Questo modello, che si avvia negli anni ’70 in America, consente di considerare la persona, sia in stato di buona salute che in malattia, nella sua interezza, cioè nelle sue componenti “bio” (effetti sull’organismo della malattia), “psico” (effetti psicologici ed emozionali) e “sociale” (rapporti sociali e famigliari, atteggiamenti culturali, convinzioni religiose, stato socio-economico).
Questi tre “livelli”, però, non devono essere considerati separatamente, ma come parti di un sistema unitario in continua interazione tra loro.
Seguendo il primo modello, il paziente viene considerato in funzione dei sintomi della malattia, come oggetto di terapia ed auspicata guarigione.
Seguendo il secondo, il paziente viene considerato come una totalità in cui biologia, corpo, mente, emozioni e relazioni sociali non possono essere isolate e tratta separatamente. Questo porta a considerare, nella cura della persona, fondamentale prestare attenzione non solo alla componente “bio”, ma a tutto l’individuo nel suo insieme. In questa prospettiva, è necessario, imprescindibile, il ruolo della psiconcologia, tanto da essere parte integrante della moderna assistenza ospedaliera. Il suo compito principale è quello di integrare l’azione medica con la biografia del paziente, in modo da contestualizzare e “personalizzare” la storia della malattia di ciascun paziente, unico e irripetibile nella sua soggettività. Perciò molta attenzione viene riservata non solo ai pazienti, ma anche ai loro famigliari, allargando così il campo della cura. Ne deriva la necessità di una integrazione dei saperi e delle varie professionalità, in un’ottica di collaborativa multidisciplinarietà.

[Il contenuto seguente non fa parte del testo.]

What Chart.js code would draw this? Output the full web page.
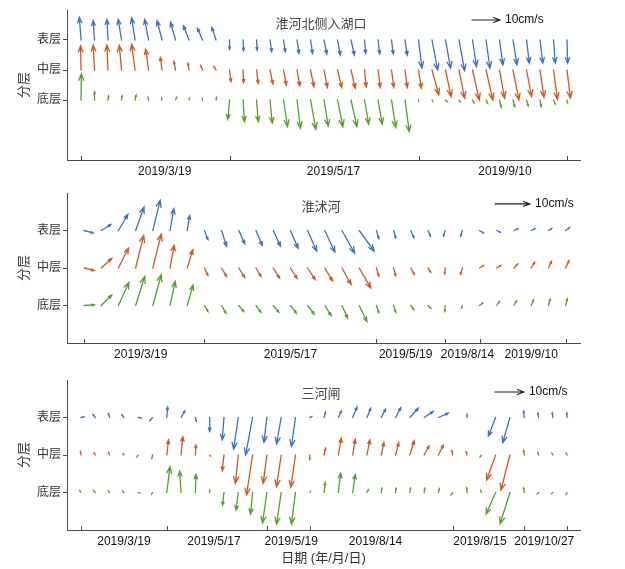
<!DOCTYPE html>
<html>
<head>
<meta charset="utf-8">
<script src="https://cdn.jsdelivr.net/npm/chart.js@4.4.1/dist/chart.umd.min.js"></script>
<style>
  body { margin: 0; background: #fff; width: 625px; height: 569px; position: relative; overflow: hidden; }
  .panel { position: absolute; left: 0; width: 625px; }
</style>
</head>
<body>
<div class="panel" style="top:0;height:185px"><canvas id="c1"></canvas></div>
<div class="panel" style="top:183px;height:185px"><canvas id="c2"></canvas></div>
<div class="panel" style="top:370px;height:199px"><canvas id="c3"></canvas></div>
<script>
// layers: 1 = 底层, 2 = 中层, 3 = 表层
const layerNames = ['底层', '中层', '表层'];

/* 淮河北侧入湖口 — velocity components (cm/s), east (u) and north (v) */
const p1Labels = ['2019/3/19', '2019/5/17', '2019/9/10'];
const p1LabelAt = [6.2, 18.7, 31.4];
const p1Marks = [0, 11, 25, 36];
const p1SurfU = [-0.6,-0.5,-0.4,-1.2,-1.2,-1.4,-1.8,-1.8,-2.0,-1.8,-1.5, 0,0.2,0.2,0.6,0.6,0.7,0.7,1.0,1.0,1.2,0.4,0.6,0.6,0.8, 1.2,2.0,1.8,2.0,1.4,1.4,1.2,1.4,1.0,1.0,0.6,0.2];
const p1SurfV = [8.1,6.9,7.4,7.4,7.9,7.4,6.9,6.3,5.1,4.2,4.5, -3.3,-3.8,-3.6,-4.2,-4.2,-4.8,-4.8,-5.0,-5.4,-5.4,-4.8,-5.0,-5.0,-5.4, -10.1,-10.7,-10.1,-11,-9.5,-10.1,-8.9,-8.9,-8.3,-8.3,-8.3,-8.3];
const p1MidU = [-0.2,-0.5,-0.4,-0.8,-1.2,-1.0,-0.6,-0.6,-0.4,-0.6,-0.7, 0.5,0.2,0.6,1.0,1.0,1.0,1.2,1.2,1.5,1.5,0.6,0.8,0.8,0.8, 1.0,2.4,2.0,2.0,2.4,2.4,1.8,2.1,1.8,1.4,1.4,1.2];
const p1MidV = [8.6,8.9,8.9,8.8,9.2,7.4,4.5,3.0,2.4,1.5,1.2, -4.2,-4.5,-4.8,-5.0,-5.4,-5.7,-6.0,-6.2,-6.2,-6.5,-6.0,-6.2,-6.2,-6.2, -6.5,-8.9,-9.5,-10.1,-10.7,-10.7,-10.1,-10.7,-9.5,-9.8,-10.4,-10.1];
const p1BotU = [0.1,0,0.2,0.2,0.4,-0.2,-0.2,0.4,0.2,-0.1,0.2, -0.6,0.5,0.6,0.8,1.4,1.2,1.9,1.5,1.9,2.1,1.5,1.5,1.5,1.5, 0,0.2,0.6,0.4,0.5,0.6,0.6,0.6,0.6,0.4,0.6,0.2];
const p1BotV = [9.3,3.0,1.5,1.5,1.8,1.0,0.8,1.0,0.7,0.5,1.0, -6.9,-7.7,-7.7,-8.3,-9.5,-10.1,-10.5,-9.3,-9.5,-9.5,-8.6,-8.6,-9.8,-11.3, -0.3,-0.4,-0.6,-0.6,-1.0,-1.2,-2.6,-2.4,-2.1,-2.4,-1.4,-1.0];

/* 淮沭河 */
const p2Labels = ['2019/3/19', '2019/5/17', '2019/5/19', '2019/8/14', '2019/9/10'];
const p2LabelAt = [3.3, 12.0, 18.7, 22.3, 26.0];
const p2Marks = [0, 7, 17, 21, 23, 28];
const p2SurfU = [2.6,2.8,2.7,2.4,2.1,1.1,0.7, 1.0,1.4,1.7,1.8,2.1,2.2,2.6,2.9,3.6,4.3, 0.7,0.6,0.9,0.7, -0.5,-0.5, 1.1,1.0,1.1,1.1,0.9,1.1];
const p2SurfV = [-0.7,1.7,4.6,6.7,8.6,6.3,4.3, -2.6,-4.5,-3.8,-4.3,-4.5,-5.1,-5.9,-6.2,-6.5,-5.9, -2.3,-2.1,-2.1,-1.6, -1.6,-1.6, -0.7,-0.5,0.5,0.5,0.5,0.8];
const p2MidU = [2.9,3.0,2.9,2.3,2.4,1.2,1.6, 1.0,1.4,1.7,1.4,1.8,1.9,2.2,2.2,2.6,3.3, 0.7,0.6,1.0,0.8, -0.1,-0.5, 1.1,1.1,1.0,1.0,0.9,1.0];
const p2MidV = [-0.7,2.7,5.7,9.3,9.7,6.5,5.2, -2.1,-2.4,-2.7,-2.4,-2.9,-3.0,-3.3,-3.7,-4.7,-5.7, -2.3,-2.2,-1.8,-1.2, -1.6,-1.8, 0.7,0.7,1.1,1.6,1.9,2.1];
const p2BotU = [3.0,3.0,3.0,2.6,2.4,1.5,1.7, 1.0,1.2,1.4,1.4,1.6,1.7,1.9,1.8,1.6,2.2, 0.7,0.6,0.9,0.8, -0.1,-0.2, 0.9,0.7,0.7,0.7,0.5,0.5];
const p2BotV = [0.2,3.0,6.6,8.3,8.8,6.9,5.9, -1.7,-2.2,-1.7,-1.9,-1.9,-2.2,-2.5,-2.9,-3.6,-4.6, -2.1,-1.9,-1.2,-0.8, -1.7,-0.7, 0.7,1.1,1.3,1.6,1.8,1.9];

/* 三河闸 */
const p3Labels = ['2019/3/19', '2019/5/17', '2019/5/19', '2019/8/14', '2019/8/15', '2019/10/27'];
const p3LabelAt = [3.0, 9.3, 14.7, 20.6, 27.9, 32.4];
const p3Marks = [0, 6, 13, 16, 26, 31, 34];
const p3SurfU = [1.0,-0.8,-0.4,-0.7,1.0,-0.9, 0.3,1.3,0.3, 0,-0.6,-1.6,-2.4,-1.0,-1.6,-1.4, 0.6,0.5,1.0,1.5,1.3,1.5,1.8,2.9,3.1,3.4, 0,0,0.1,-2.5,-2.5, -0.2,-0.2,-0.2,-0.1];
const p3SurfV = [0.2,1.0,1.3,0.9,-0.2,-1.1, 3.6,2.3,-1.3, -4.8,-7.7,-10.9,-12.9,-8.6,-9.1,-10.0, 0.3,1.8,2.2,3.6,3.2,2.9,3.4,3.2,2.1,1.5, 0.1,1.0,0.1,-6.4,-8.7, 2.2,1.6,1.6,1.6];
const p3MidU = [-0.2,-0.4,-0.3,-0.2,-0.4,-0.2, 0.6,0.6,0.2, 0.2,-0.6,-1.0,-2.1,-1.3,-1.6,-1.6, 0,0.5,1.0,0.9,1.0,0.9,1.1,1.5,1.7,1.7, -0.3,-0.3,-0.4,-3.1,-3.1, -0.2,-0.2,-0.3,-0.3];
const p3MidV = [1.1,0.7,0.8,0.4,-0.6,-1.1, 5.2,6.3,3.4, -0.3,-5.4,-9.8,-13.8,-9.8,-10.9,-11.1, -1.5,2.3,5.8,5.4,5.2,4.3,4.3,4.9,3.1,3.4, 1.5,1.1,-0.6,-8.6,-12.1, 1.5,0.8,0.6,0.6];
const p3BotU = [-0.4,-0.5,-0.4,-0.4,0.6,-0.3, 1.1,-0.5,0.2, 0,-0.5,-0.8,-0.7,-1.5,-1.6,-1.4, 0.2,0.4,0.8,0.9,0.5,0.2,0.2,0.2,0.2,0.3, -0.6,-0.1,-0.2,-3.3,-3.4, -0.2,-0.4,-0.4,-0.3];
const p3BotV = [0.6,0.6,0.6,0.5,-0.2,-0.6, 8.9,7.4,6.2, 0.8,-4.4,-6.1,-7.5,-10.5,-10.9,-10.9, 0.3,3.5,6.7,6.2,1.0,1.4,1.4,1.4,1.4,1.3, -0.8,1.6,0.7,-7.4,-10.8, 1.6,-0.4,-0.4,-0.6];

const refSpeed = 10; // cm/s reference arrow

const COLORS = ['#54a02c', '#d9551e', '#3e70c4']; // 底层, 中层, 表层
const AXIS = '#4a4a4a';
const FONT = '"Liberation Sans", Arial, "Noto Sans CJK SC", sans-serif';

function drawArrow(ctx, x0, y0, x1, y1, color, w) {
  const dx = x1 - x0, dy = y1 - y0;
  const len = Math.hypot(dx, dy);
  if (len < 0.6) return;
  const h = Math.min(len * 0.26, 7), a = Math.atan2(dy, dx), sp = 0.36;
  ctx.save();
  ctx.strokeStyle = color;
  ctx.lineWidth = w;
  ctx.lineCap = 'round';
  ctx.beginPath();
  ctx.moveTo(x0, y0);
  ctx.lineTo(x1, y1);
  ctx.moveTo(x1 - h * Math.cos(a - sp), y1 - h * Math.sin(a - sp));
  ctx.lineTo(x1, y1);
  ctx.lineTo(x1 - h * Math.cos(a + sp), y1 - h * Math.sin(a + sp));
  ctx.stroke();
  ctx.restore();
}

/* QUIVER PLUGIN */
const quiver = {
  id: 'quiver',
  afterDatasetsDraw(chart, args, opts) {
    const { ctx, chartArea, scales: { x, y } } = chart;
    chart.data.datasets.forEach((ds) => {
      ds.data.forEach((pt, i) => {
        const x0 = x.getPixelForValue(pt.x);
        const y0 = y.getPixelForValue(pt.y);
        const x1 = x.getPixelForValue(pt.x + ds.u[i] * opts.kx);
        const y1 = y.getPixelForValue(pt.y + ds.v[i] * opts.ky);
        drawArrow(ctx, x0, y0, x1, y1, ds.borderColor, 1.3);
      });
    });

    // inward tick marks on the date axis
    ctx.save();
    ctx.strokeStyle = AXIS;
    ctx.lineWidth = 1;
    opts.marks.forEach((m) => {
      const px = Math.round(x.getPixelForValue(m)) + 0.5;
      ctx.beginPath();
      ctx.moveTo(px, chartArea.bottom);
      ctx.lineTo(px, chartArea.bottom - 4);
      ctx.stroke();
    });
    ctx.restore();

    // reference arrow
    const rx0 = x.getPixelForValue(opts.ref[0]);
    const rx1 = x.getPixelForValue(opts.ref[0] + refSpeed * opts.kx);
    const ry = y.getPixelForValue(opts.ref[1]);
    drawArrow(ctx, rx0, ry, rx1, ry, '#222', 1.1);
    ctx.save();
    ctx.fillStyle = '#111';
    ctx.font = '12px ' + FONT;
    ctx.textBaseline = 'middle';
    ctx.fillText(refSpeed + 'cm/s', rx1 + 5, ry);

    // station name
    ctx.fillStyle = '#444';
    ctx.font = '13px ' + FONT;
    ctx.textAlign = 'center';
    ctx.fillText(opts.title, 321, chartArea.top + 14);
    ctx.restore();
  },
};

function makePanel(id, cfg) {
  return new Chart(document.getElementById(id), {
    type: 'scatter',
    data: {
      datasets: [1, 2, 3].map((lev, j) => ({
        label: layerNames[j],
        data: cfg.u[j].map((_, i) => ({ x: i, y: lev })),
        u: cfg.u[j],
        v: cfg.v[j],
        borderColor: COLORS[j],
        pointRadius: 0,
        showLine: false,
      })),
    },
    options: {
      responsive: true,
      maintainAspectRatio: false,
      animation: false,
      layout: { padding: { top: 10, right: 45, left: 0, bottom: cfg.padBottom || 0 } },
      plugins: {
        legend: { display: false },
        tooltip: { enabled: false },
        quiver: { kx: cfg.kx, ky: cfg.ky, marks: cfg.marks, ref: cfg.ref, title: cfg.title },
      },
      scales: {
        x: {
          type: 'linear',
          min: cfg.xMin,
          max: cfg.xMax,
          border: { color: AXIS, width: 1 },
          grid: { display: false, drawTicks: false },
          afterBuildTicks: (s) => { s.ticks = cfg.labelAt.map((v) => ({ value: v })); },
          afterFit: (s) => { s.height = cfg.xAxisH; },
          ticks: {
            autoSkip: false,
            maxRotation: 0,
            padding: 4,
            color: '#111',
            font: { family: FONT, size: 12 },
            callback: (v, i) => cfg.labels[i],
          },
          title: {
            display: !!cfg.xTitle,
            text: cfg.xTitle || '',
            color: '#333',
            font: { family: FONT, size: 13 },
            padding: { top: 0, bottom: 3 },
          },
        },
        y: {
          type: 'linear',
          min: cfg.yMin,
          max: 4,
          border: { color: AXIS, width: 1 },
          grid: { drawOnChartArea: false, drawTicks: true, tickLength: 4, tickColor: AXIS },
          afterBuildTicks: (s) => { s.ticks = [1, 2, 3].map((v) => ({ value: v })); },
          afterFit: (s) => { s.width = 67; },
          ticks: {
            padding: 2,
            color: '#333',
            font: { family: FONT, size: 12 },
            callback: (v) => layerNames[v - 1],
          },
          title: {
            display: true,
            text: '分层',
            color: '#333',
            font: { family: FONT, size: 13 },
            padding: { top: 17, bottom: 0 },
          },
        },
      },
    },
    plugins: [quiver],
  });
}

makePanel('c1', {
  u: [p1BotU, p1MidU, p1SurfU], v: [p1BotV, p1MidV, p1SurfV],
  labels: p1Labels, labelAt: p1LabelAt, marks: p1Marks,
  xMin: -1.04, xMax: 36.96, yMin: -1, xAxisH: 25,
  kx: 0.2074, ky: 0.0933, ref: [28.96, 3.667], title: '淮河北侧入湖口',
});

makePanel('c2', {
  u: [p2BotU, p2MidU, p2SurfU], v: [p2BotV, p2MidV, p2SurfV],
  labels: p2Labels, labelAt: p2LabelAt, marks: p2Marks,
  xMin: -0.99, xMax: 28.84, yMin: 0, xAxisH: 25,
  kx: 0.2035, ky: 0.0933, ref: [23.9, 3.71], title: '淮沭河',
});

makePanel('c3', {
  u: [p3BotU, p3MidU, p3SurfU], v: [p3BotV, p3MidV, p3SurfV],
  labels: p3Labels, labelAt: p3LabelAt, marks: p3Marks,
  xMin: -0.98, xMax: 34.9, yMin: 0, xAxisH: 39,
  kx: 0.2028, ky: 0.0773, ref: [28.95, 3.68], title: '三河闸',
  xTitle: '日期 (年/月/日)',
});
</script>
</body>
</html>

La “buona cura” è il “prendersi cura della persona”, prestare attenzione alla persona in quanto essere umano, prendersi cura dell’impatto e del significato che la malattia ha per la persona malata, per i famigliari e per i medici. Il ruolo dello psiconcologo è fondamentalmente quello di comprendere tali aspetti della cura e del “prendersi cura”, trasmettendoli a medici ed infermieri, tramite un intenso lavoro d’équipe e la formazione psicologica degli operatori.
Ecco, questa fa rabbia nella situazione teramana.

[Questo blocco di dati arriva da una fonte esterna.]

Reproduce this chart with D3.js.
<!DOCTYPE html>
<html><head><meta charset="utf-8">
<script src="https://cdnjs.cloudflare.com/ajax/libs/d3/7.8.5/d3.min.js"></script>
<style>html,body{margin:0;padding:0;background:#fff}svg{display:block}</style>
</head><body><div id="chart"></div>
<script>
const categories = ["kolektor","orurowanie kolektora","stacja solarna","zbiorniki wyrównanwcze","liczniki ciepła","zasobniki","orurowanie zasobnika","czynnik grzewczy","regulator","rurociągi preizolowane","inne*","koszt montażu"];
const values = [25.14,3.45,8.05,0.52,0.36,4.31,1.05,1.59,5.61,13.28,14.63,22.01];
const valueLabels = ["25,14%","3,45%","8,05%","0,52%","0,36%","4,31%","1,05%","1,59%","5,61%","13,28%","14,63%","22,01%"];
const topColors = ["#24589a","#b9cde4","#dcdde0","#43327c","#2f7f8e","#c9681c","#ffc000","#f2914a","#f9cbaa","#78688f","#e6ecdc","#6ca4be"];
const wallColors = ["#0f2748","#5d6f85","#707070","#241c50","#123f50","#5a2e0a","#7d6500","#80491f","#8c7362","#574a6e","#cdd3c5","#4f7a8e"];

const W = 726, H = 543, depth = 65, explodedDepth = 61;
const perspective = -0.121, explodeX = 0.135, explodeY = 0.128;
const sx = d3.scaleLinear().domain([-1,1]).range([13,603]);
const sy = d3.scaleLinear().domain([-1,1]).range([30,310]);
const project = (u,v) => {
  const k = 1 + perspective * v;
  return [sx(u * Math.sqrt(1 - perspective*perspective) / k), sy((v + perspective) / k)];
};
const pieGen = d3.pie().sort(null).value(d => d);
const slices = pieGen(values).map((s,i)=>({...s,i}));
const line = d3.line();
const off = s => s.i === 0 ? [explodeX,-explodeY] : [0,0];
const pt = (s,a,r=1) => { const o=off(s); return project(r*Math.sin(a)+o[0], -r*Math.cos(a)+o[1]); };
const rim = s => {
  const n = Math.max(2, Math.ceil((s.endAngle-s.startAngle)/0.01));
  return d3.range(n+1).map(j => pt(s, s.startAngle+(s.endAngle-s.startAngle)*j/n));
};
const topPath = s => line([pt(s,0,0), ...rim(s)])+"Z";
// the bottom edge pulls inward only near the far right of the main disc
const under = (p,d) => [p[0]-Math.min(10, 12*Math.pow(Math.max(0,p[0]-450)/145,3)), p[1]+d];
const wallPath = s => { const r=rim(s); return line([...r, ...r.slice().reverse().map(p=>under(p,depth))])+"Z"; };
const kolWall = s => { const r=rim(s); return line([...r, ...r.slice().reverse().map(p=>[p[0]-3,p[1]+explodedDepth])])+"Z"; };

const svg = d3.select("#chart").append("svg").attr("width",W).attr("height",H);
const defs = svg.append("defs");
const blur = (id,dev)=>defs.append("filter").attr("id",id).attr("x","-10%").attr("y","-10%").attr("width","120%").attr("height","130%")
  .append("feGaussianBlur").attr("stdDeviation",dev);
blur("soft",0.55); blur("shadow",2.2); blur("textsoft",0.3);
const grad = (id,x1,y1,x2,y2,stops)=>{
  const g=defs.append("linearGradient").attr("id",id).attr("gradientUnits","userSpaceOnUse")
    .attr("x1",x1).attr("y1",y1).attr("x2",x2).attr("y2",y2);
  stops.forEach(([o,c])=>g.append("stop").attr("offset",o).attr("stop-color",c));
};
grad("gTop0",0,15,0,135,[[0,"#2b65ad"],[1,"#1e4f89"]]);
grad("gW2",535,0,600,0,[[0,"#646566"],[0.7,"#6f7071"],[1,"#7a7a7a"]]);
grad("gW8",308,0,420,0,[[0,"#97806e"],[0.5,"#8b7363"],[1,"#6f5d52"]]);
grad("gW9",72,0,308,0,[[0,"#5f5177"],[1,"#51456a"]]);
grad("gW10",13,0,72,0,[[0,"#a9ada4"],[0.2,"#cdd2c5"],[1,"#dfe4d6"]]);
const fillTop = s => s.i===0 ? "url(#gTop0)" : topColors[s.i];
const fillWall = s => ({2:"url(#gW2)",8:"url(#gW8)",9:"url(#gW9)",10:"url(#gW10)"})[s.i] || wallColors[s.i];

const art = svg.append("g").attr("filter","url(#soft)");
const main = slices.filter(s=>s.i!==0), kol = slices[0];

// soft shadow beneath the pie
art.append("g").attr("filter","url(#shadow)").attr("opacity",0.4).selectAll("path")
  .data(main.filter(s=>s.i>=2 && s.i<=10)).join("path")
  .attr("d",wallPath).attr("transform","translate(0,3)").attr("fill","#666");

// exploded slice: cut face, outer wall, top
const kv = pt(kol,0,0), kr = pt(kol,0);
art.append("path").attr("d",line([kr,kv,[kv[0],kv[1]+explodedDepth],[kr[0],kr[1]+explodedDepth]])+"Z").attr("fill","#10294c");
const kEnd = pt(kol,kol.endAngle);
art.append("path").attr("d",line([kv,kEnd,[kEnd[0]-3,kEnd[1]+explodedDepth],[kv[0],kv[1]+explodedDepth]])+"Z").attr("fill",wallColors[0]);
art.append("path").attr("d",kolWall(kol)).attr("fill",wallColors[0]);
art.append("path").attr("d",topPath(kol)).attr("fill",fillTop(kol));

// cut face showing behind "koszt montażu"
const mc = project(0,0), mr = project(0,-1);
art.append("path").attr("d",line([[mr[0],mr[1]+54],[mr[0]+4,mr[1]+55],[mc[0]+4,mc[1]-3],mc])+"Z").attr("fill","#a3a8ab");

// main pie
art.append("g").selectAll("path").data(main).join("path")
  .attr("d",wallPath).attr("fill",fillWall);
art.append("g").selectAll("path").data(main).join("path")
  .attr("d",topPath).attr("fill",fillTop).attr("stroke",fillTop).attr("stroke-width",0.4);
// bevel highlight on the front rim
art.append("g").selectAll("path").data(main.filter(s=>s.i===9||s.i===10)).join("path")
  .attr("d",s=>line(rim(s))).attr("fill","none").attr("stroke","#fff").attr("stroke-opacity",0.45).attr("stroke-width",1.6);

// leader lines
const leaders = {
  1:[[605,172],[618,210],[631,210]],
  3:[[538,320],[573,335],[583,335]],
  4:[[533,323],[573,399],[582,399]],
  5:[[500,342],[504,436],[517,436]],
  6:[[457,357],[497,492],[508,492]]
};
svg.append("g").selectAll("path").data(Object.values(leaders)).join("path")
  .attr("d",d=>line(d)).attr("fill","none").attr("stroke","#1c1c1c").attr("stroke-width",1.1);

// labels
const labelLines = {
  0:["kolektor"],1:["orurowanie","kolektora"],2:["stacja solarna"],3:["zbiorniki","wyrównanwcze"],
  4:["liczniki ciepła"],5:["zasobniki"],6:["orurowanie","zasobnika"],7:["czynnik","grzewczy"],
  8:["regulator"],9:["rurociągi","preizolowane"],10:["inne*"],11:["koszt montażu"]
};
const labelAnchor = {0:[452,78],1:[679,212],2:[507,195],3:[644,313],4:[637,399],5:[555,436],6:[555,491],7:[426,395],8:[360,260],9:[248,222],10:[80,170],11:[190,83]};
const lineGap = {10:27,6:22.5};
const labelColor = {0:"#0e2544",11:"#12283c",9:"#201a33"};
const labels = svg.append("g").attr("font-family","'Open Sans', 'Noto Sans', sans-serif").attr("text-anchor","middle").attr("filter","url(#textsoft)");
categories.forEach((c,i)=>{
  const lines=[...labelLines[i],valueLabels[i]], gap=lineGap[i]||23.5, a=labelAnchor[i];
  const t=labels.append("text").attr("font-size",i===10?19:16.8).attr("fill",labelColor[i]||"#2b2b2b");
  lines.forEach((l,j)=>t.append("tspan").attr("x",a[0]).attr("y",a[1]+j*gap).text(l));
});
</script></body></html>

La regione Abruzzo è stata per decenni l’unica regione italiana nella quale non è esistito nessun hospice (benché se ne prevedessero sette) per i malati terminali e solo da un anno ne esiste uno a Lanciano, mal funzionante. La regione Abruzzo è ancora oggi la sola regione in cui la psiconcologia è del tutto sconosciuta. Fa ancora più rabbia il fatto che, invece di progredire e aprirsi alla psiconcologia, addirittura nella ASL di Teramo si cancella proprio l’oncologia, spedendo il malato oncologico in mezzo agli altri malati, in reparti non specifici, non specializzati e del tutto disumanizzanti. E’ proprio questo che fa vergogna, questa applicazione del principio del “tanto deve morire, non importa dove e come muore”. Perché c’è chi si arroga il diritto di non garantire la dignità nemmeno a chi muore.